On May 21, the Miner asked: “Should the name of the new town be Nakusp or Napusk? Those who have located there claim the latter is correct.” On June 18, the paper added: “[T]he small controversy about the name of the creek is settled. The Colville Indians say that Na Kusp (pronounced Na Koosp) means long point, whereas Napusk means nothing.”
The Nakusp post office opened on Aug. 1, 1892. The townsite was laid out by A.E. Hodgins and Frank Fletcher and deposited with the land registry on Jan. 28, 1893.
In the Arrow Lakes News of Oct. 14, 1927, T.J. Barron wrote of the name’s origin: “About three years ago, I interviewed Chief Louis. He stated definitely that the name ‘N’oosp’ had been given to the spot at the mouth of Nakusp Creek. He said that the word means a place where the water forms an eddy or whirl, and suiting his gestures to the explanation, he made a whirling motion with his hand.
“He stated further that the Indians had given the name to that particular spot only, and that the whites had extended it to the town and neighborhood. He also said that ‘Nakusp’ was not the correct form of the word; that the white men had inserted the ‘k’ because they could not pronounce the Indian word. I asked him to pronounce it for me, which he did several times — ‘N’oosp’ — dwelling on the ‘n’ and sounding the ‘oo’ like ‘oo’ in the word good.”
In Pioneer Days of Nakusp and Arrow Lakes (1952), Kate Johnson quoted Frederick W. Jordan, who “oft told the story of asking Chief Indian Louie how Nakusp got its name. Chief Louie was holding a Big Chum tobacco bag in his hands at the time and this is the answer he gave: ‘Indians come down lake in canoes, storm very bad, canoes nearly lost at Kuskanax Creek, but on entering big bay at the point (at this point Chief Louie pulled the string of the tobacco bag tight), Neqo’sp — “safe.”’”

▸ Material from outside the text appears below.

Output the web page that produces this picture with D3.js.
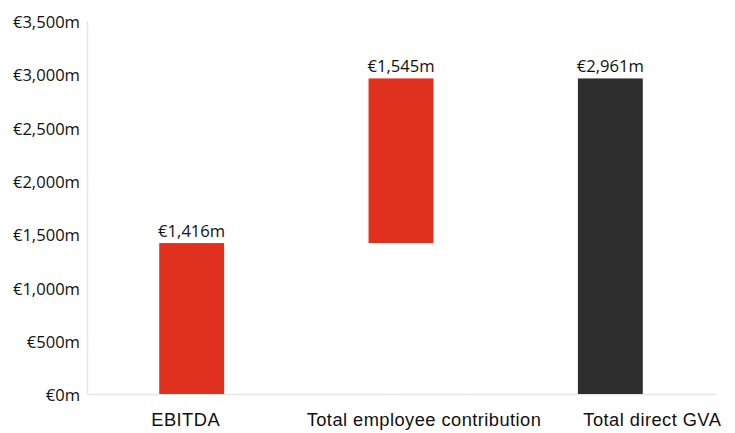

However, in the Nelson Daily News of April 16, 1947, Lance Whittaker said: “Among the things I have learned from [ethnographer James Teit’s Smithsonian Institute report] are the Salish names for present Kootenay towns … Mr. Teit gives the English meaning of Neqosp (Nakusp) as ‘having buffalo’ although there is no tradition of buffalo ever occurring there. The late Captain Walter Wright, of the steamer Minto, told me a couple of years ago that contemporary Arrow Lakes Indians gave it a very different (and unprintable) meaning.”
Indeed, according to some Sinixt today, the unprintable meaning — a part of human anatomy — is correct. But if so, what did their ancestors have against such a lovely spot?
In Lakes Indian Ethnography and History (1985), Randy Bouchard and Dorothy Kennedy wrote: “Nakusp [is] the anglicized pronunciation of nkwsp. Numerous ‘translations’ of the term nkwsp have been published in local newspapers and historical documents and are still believed to be correct by local residents today. The translation given by Teit, ‘having buffalo,’ would be correct if in fact this place name was nkwisp. But it is not.”
One of their informants, Mary Marchand, insisted nkwusp is a “real Lakes word” and refers to the fact that “something in the lake comes together.”
“In our opinion, what she meant was that before the level of Upper Arrow Lake was raised by dams, it was here at Nakusp that the lake ‘came together,’ that is, began to narrow down again to a river.”
While Chief Louie’s use of the tobacco bag was assumed to signify “a safe place, a quiet shelter, secret site, a quiet bay, or words to that effect” (as recorded in the Arrow Lakes News of Jan. 31, 1930), according to Marchand, he was actually demonstrating how the lake “came together.”